I grew up in North London—Hampstead. And then I moved to South London to go to college. And I never went back to North London. That was it. And then I moved to Swizterland and then to Africa because my partner was working for the U.N. And that’s where I connected to a lot of African artists. I got to know them and their work which I really admired. And a friend of mine was quite involved with the Kenyan art scene and in fact she helped to set up Kenya’s modern art museum which I think has become an even bigger thing now. But at the time, African art wasn’t that big in Kenya. It’s become more and more mainstream now.

You graduated with honors from Camberwell in painting but also studied textile design. Can you tell me how you came to design and how the Feral Housewife label evolved?
The Feral Housewife label came about because I’ve always done commissioned artwork along side my painting practice. And in fact, as we speak, I’m involved in doing two books for children plus I’m probably going to have a show of work with text in the winter. Recently my work has kind of married the design and painting. But really, it came about because that’s how I was trained. I was trained as a painter and as a designer. And it’s always—I’ve never known quite what I am.

Was the design training through the textile design?
I got into Camberwell on a special clause for gifted students because I didn’t have the right amount of academic qualifications. So they took me in. And it’s a very good art school and I got a bachelor of arts degree. It was funded by a grant—and they said—it was very sexist really—that you’ll be more likely to get  a grant if you have something you can do as a trade. They offered me pottery or textiles and I chose textiles because I was slightly allergic to clay. And the thing about textiles—they said, all right, you can spend as much time as you want in the painting department. So, at Camberwell, I was trained by all the painters there. And quite a few well known painters. Graham Nickson was one of my teachers and he’s now Dean of the New York Studio School. I was very well trained. And the whole idea at Camberwell was that your drawing practice would feed into your design practice. I realize now in my own teaching that doesn’t mean anything anymore. Because the language of teaching people to draw and drawing properly has sort of gone from art schools in general because it’s all done by computer or photographs or whatever. But in my day you started training and it took years and years and years to get it right. They were very very stringent about drawing at Camberwell and I sometimes feel that training is a bit unnecessary now. I don’t know quite how I rate it as an idea. But at the time, that was on board and that’s what you did. So you did lots of life drawing, lots of academic drawing and then you took it from there. When I left, my work was shown at the White Chapel Gallery as a promising young artist. And that was that. And then I got married and moved to Africa. And I showed in Africa and that was how things changed.
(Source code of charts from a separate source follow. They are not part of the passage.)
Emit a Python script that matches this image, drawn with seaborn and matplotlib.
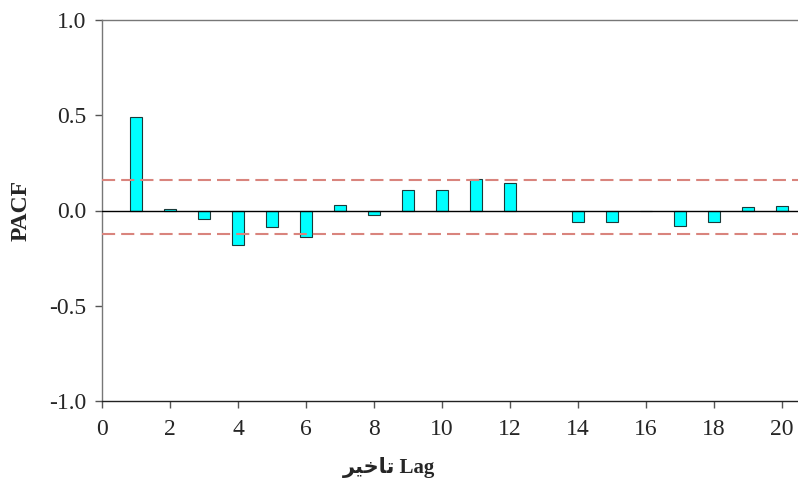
import matplotlib
matplotlib.use("Agg")
import matplotlib.pyplot as plt
import seaborn as sns
import pandas as pd

lags = [1, 2, 3, 4, 5, 6, 7, 8, 9, 10, 11, 12, 14, 15, 16, 17, 18, 19, 20]
pacf = [0.49, 0.01, -0.045, -0.18, -0.085, -0.14, 0.03, -0.025, 0.11, 0.107,
        0.166, 0.143, -0.058, -0.058, -0.005, -0.079, -0.058, 0.016, 0.026]
upper_ci = 0.162
lower_ci = -0.124
x_ticks = [0, 2, 4, 6, 8, 10, 12, 14, 16, 18, 20]
y_ticks = [-1.0, -0.5, 0.0, 0.5, 1.0]
y_label = "PACF"
x_label = "\ufeae\ufef4\ufea7\ufe8e\ufe97 Lag"

sns.set_style("white")
plt.rcParams['font.family'] = ['Liberation Serif', 'DejaVu Sans']

df = pd.DataFrame({"lag": lags, "pacf": pacf})

fig = plt.figure(figsize=(7.98, 4.79), dpi=100)
ax = fig.add_axes([102/798, 1-401/479, 696/798, (401-20)/479])

sns.barplot(data=df, x="lag", y="pacf", native_scale=True, width=0.35,
            color="#00FFFF", saturation=1, edgecolor="#1a3a3a", linewidth=0.8, ax=ax)

ax.axhline(0, color="black", linewidth=1.0, zorder=3)
ax.axhline(upper_ci, color="#d9847d", linewidth=1.5, dashes=(6.3, 2.9), zorder=3)
ax.axhline(lower_ci, color="#d9847d", linewidth=1.5, dashes=(6.3, 2.9), zorder=3)

ax.set_xlim(0, 20.47)
ax.set_ylim(-1.0, 1.0)
ax.set_xticks(x_ticks)
ax.set_xticklabels([str(t) for t in x_ticks])
ax.set_yticks(y_ticks)
ax.set_yticklabels([f"{t:.1f}" for t in y_ticks])
ax.tick_params(axis="both", which="major", direction="out", length=5, width=1,
               color="#555555", labelsize=17, bottom=True, left=True)
ax.tick_params(axis="x", pad=8)
ax.tick_params(axis="y", pad=6)

for side in ["left", "top"]:
    ax.spines[side].set_visible(True)
    ax.spines[side].set_color("#777777")
    ax.spines[side].set_linewidth(1.0)
ax.spines["bottom"].set_color("#222222")
ax.spines["bottom"].set_linewidth(1.0)
ax.spines["right"].set_visible(False)

ax.set_ylabel(y_label, fontsize=17, fontweight="bold")
ax.yaxis.set_label_coords(-70/696, 0.5)
ax.set_xlabel(x_label, fontsize=15, fontweight="bold")
ax.xaxis.set_label_coords((389-102)/696, -(467-401)/381)
ax.xaxis.label.set_va("center")

fig.savefig("out.png", dpi=100)
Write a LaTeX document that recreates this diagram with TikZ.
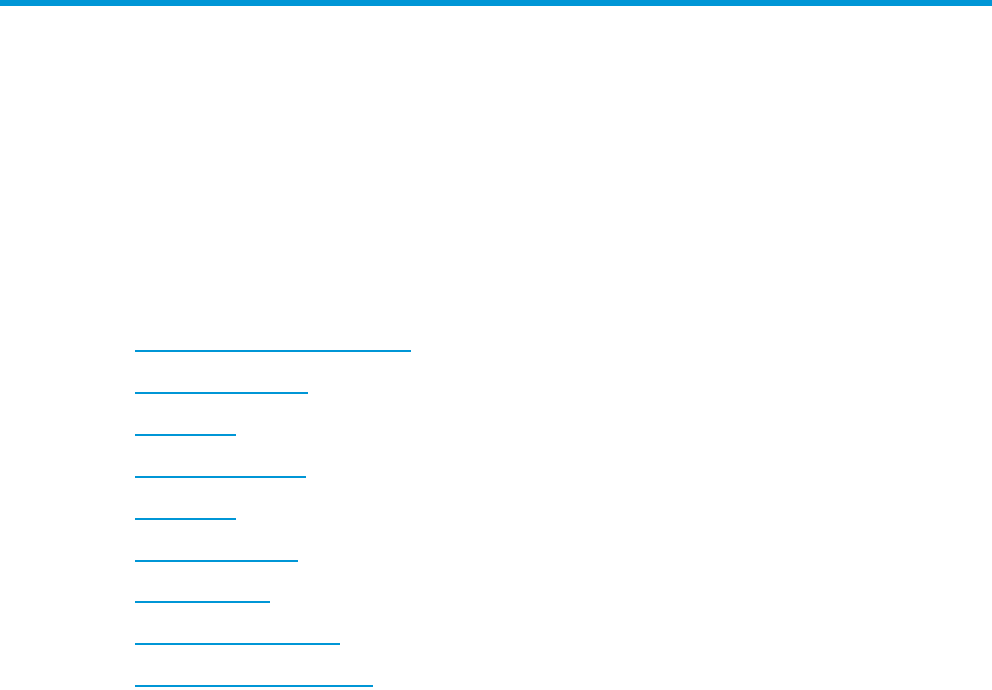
\documentclass[tikz,border=0pt]{standalone}
\begin{document}
\begin{tikzpicture}[x=1pt,y=-1pt,link/.style={draw=cyan!60!blue!70!black!0,line width=1.5pt},lk/.style={draw={rgb,255:red,0;green,150;blue,214},line width=1.5pt}]
\definecolor{hpblue}{RGB}{0,150,214}
\useasboundingbox (0,0) rectangle (992,689);
\fill[hpblue] (0,0) rectangle (992,6);
\foreach \y/\e [count=\i] in {351/411,393/308,435/236,477/306,519/236,561/298,602/270,644/340,686/373}{
  \coordinate (s\i) at (135,\y); \coordinate (e\i) at (\e,\y);
  \draw[lk] (s\i) -- (e\i);
}
\end{tikzpicture}
\end{document}
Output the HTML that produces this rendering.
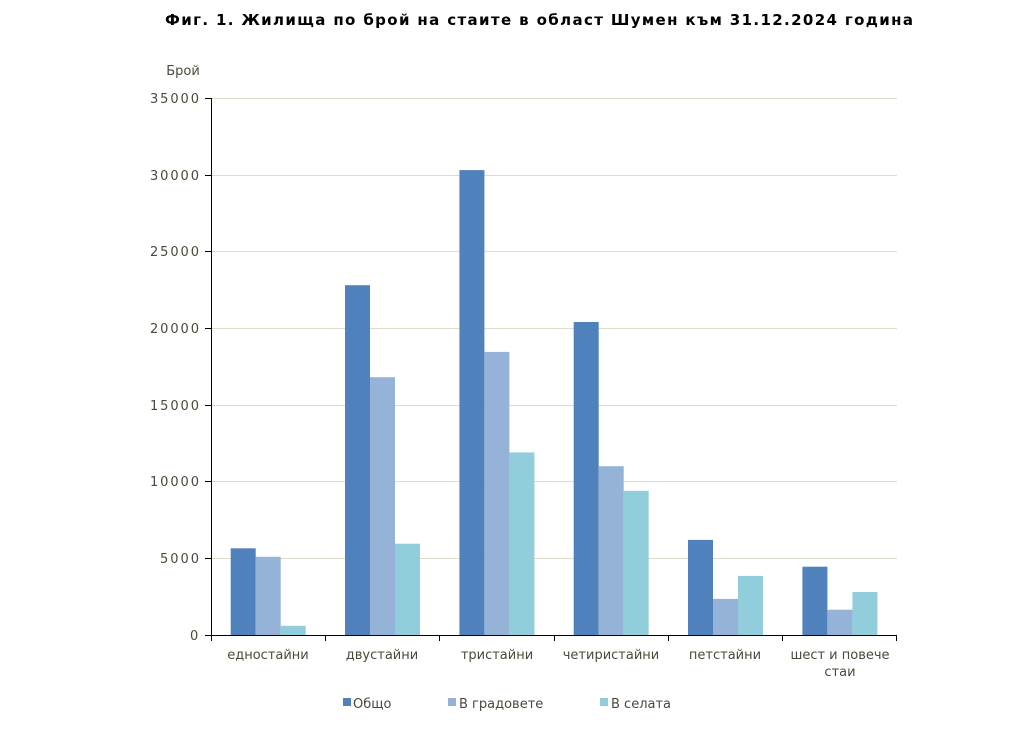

To understand—did you move to Africa right after art school?
Oh, after Camberwell I went to Goldsmiths and did a teaching course which I thought would be like an insurance policy. And it was amazing because it was a teaching course for artists who wanted to continue their own studio practice. My qualification rested on an art project that I’d done. My partner Robert was a writer and he’d written this play. I did the stage design for the play. I mean it was mad. But the funny thing about doing the teaching was that when Robert died, having that little bit of paper sort of saved my life because I got a job working in the prison. Because I needed the money, basically.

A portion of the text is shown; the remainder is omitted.